By Hull Daily Mail | Posted: 14 Sep 2018

HULL has recently hit the headlines for its close business ties with the United States. 

In fact, a top trade team led by Rhode Island’s Secretary of Commerce will be visiting the city later this month in a bid to strike deals with some of the region’s businesses. 

Hull is the only city in the country which exports more to the US than Europe, but it is not just the States that are proving to be a happy hunting ground for city firms. 

China has topped the US as the country that companies in Yorkshire and the Humber see as holding the most export opportunities, according to Lloyds Bank’s latest Business In Britain report. 

As more firms look to the Far East for trading opportunities, Kelly Green, regional director at Lloyds Bank Commercial Banking, assesses the Chinese market and what businesses need to consider to grow sales. 

“Many firms in the region currently trade with China, but evidence suggests that more businesses are turning their heads from west to east in the hunt for overseas sales, especially as the shape of the future trading relationship with the EU remains unclear,” Ms Green said.

“Our research found that Yorkshire trades more with China than any other UK region. 

“Almost £40m of goods were bound there from the Port of Hull in 2017. Last year exports to China grew in value by 17 per cent, and we only expect this to increase as the country becomes more open to foreign investment.”

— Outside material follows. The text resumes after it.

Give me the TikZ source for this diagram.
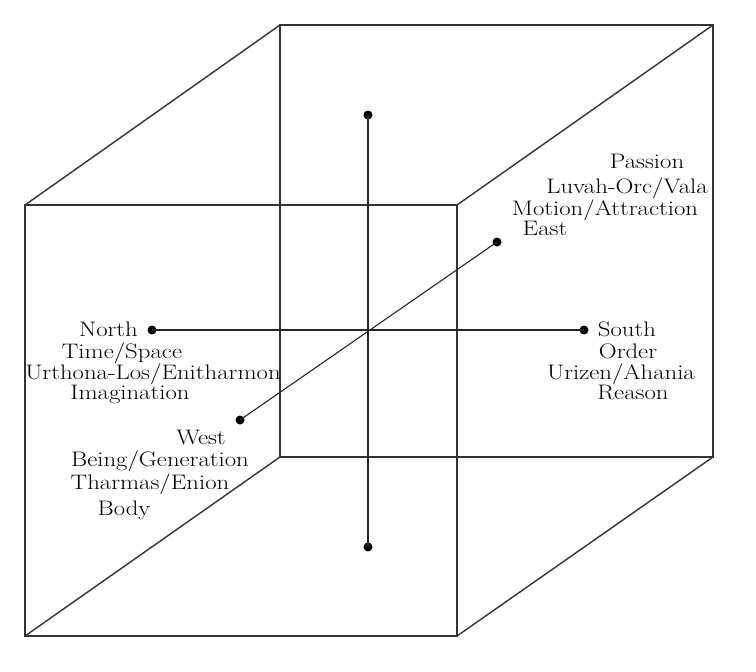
\documentclass[tikz,border=0pt]{standalone}
\usepackage{fontspec}
\setmainfont{Latin Modern Roman}[FakeStretch=1.18]
\begin{document}
\begin{tikzpicture}[x=1pt,y=-1pt,
  edge/.style={draw=black!80,line width=1.4pt},
  axis/.style={draw=black!85,line width=1.1pt},
  dot/.style={circle,fill=black,inner sep=0pt,minimum size=9pt},
  lbl/.style={anchor=base,inner sep=0pt,font=\fontsize{21}{22}\selectfont}]
\useasboundingbox (0,0) rectangle (756,672);
% cube corners
\coordinate (ftl) at (25,205);
\coordinate (ftr) at (457,205);
\coordinate (fbl) at (25,636);
\coordinate (fbr) at (457,636);
\coordinate (btl) at (280,25);
\coordinate (btr) at (713,25);
\coordinate (bbl) at (280,457);
\coordinate (bbr) at (713,457);
\draw[edge] (ftl) -- (ftr) -- (fbr) -- (fbl) -- cycle;
\draw[edge] (btl) -- (btr) -- (bbr) -- (bbl) -- cycle;
\draw[edge] (ftl) -- (btl);
\draw[edge] (ftr) -- (btr);
\draw[edge] (fbl) -- (bbl);
\draw[edge] (fbr) -- (bbr);
% axes
\node[dot] (top) at (368,115) {};
\node[dot] (bot) at (368,547) {};
\node[dot] (north) at (152,330) {};
\node[dot] (south) at (584,330) {};
\node[dot] (west) at (240,420) {};
\node[dot] (east) at (497,242) {};
\draw[axis] (top.center) -- (bot.center);
\draw[axis] (north.center) -- (south.center);
\draw[axis] (west.center) -- (east.center);
% East labels
\node[lbl] (e1) at (647,168) {Passion};
\node[lbl] (e2) at (627,193) {Luvah-Orc/Vala};
\node[lbl] (e3) at (605,215) {Motion/Attraction};
\node[lbl] (e4) at (545,235) {East};
% North labels
\node[lbl] (n1) at (108.5,336) {North};
\node[lbl] (n2) at (122,358) {Time/Space};
\node[lbl] (n3) at (153,379) {Urthona-Los/Enitharmon};
\node[lbl] (n4) at (130,399) {Imagination};
% West labels
\node[lbl] (w1) at (201,444) {West};
\node[lbl] (w2) at (160,466) {Being/Generation};
\node[lbl] (w3) at (150,489) {Tharmas/Enion};
\node[lbl] (w4) at (124,515) {Body};
% South labels
\node[lbl] (s1) at (627,336) {South};
\node[lbl] (s2) at (628,358) {Order};
\node[lbl] (s3) at (621,379) {Urizen/Ahania};
\node[lbl] (s4) at (633,399) {Reason};
\end{tikzpicture}
\end{document}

A flurry of trade deals, which have been announced in recent months, is expected to open more doors for firms across the region in the Far East.

China agreed to accept imports of British dairy products, in a deal that is set to be worth £240m over the next five years.

This follows the lifting of a ban on UK beef exports to China in June.

With a host of exceptional food and drinks businesses established in Hull, the Far East could become a key trading ground in years to come.

Ms Green said: “Despite steps in the right direction, doing business in China can still be complicated.

“Many firms struggle with currency or language barriers, or to fully understand the country’s unique business culture.

“It’s imperative, like for any other market, that businesses do their research before considering targeting China. 

“Undertaking thorough due diligence on the market and how it operates is essential.”

Hull and Humber Chamber of Commerce and government organisations can also help businesses find trusted buyers or distributors. 

Given China is such a prominent country for Yorkshire firms to export to, getting advice and tips from fellow business leaders in the region can provide crucial first-hand advice. 

There is also a wealth of financial support on offer to help businesses trading overseas manage risk, such as bridging finance and products that provide protection against adverse currency fluctuations. 

“It’s essential to factor things like this into a decision to trade overseas,” Ms Green said.

“And, if exporting is done right, it can provide an extremely lucrative revenue boost. As an increasingly important trading partner to the UK, taking the leap of faith into the Chinese market could be a smart move.”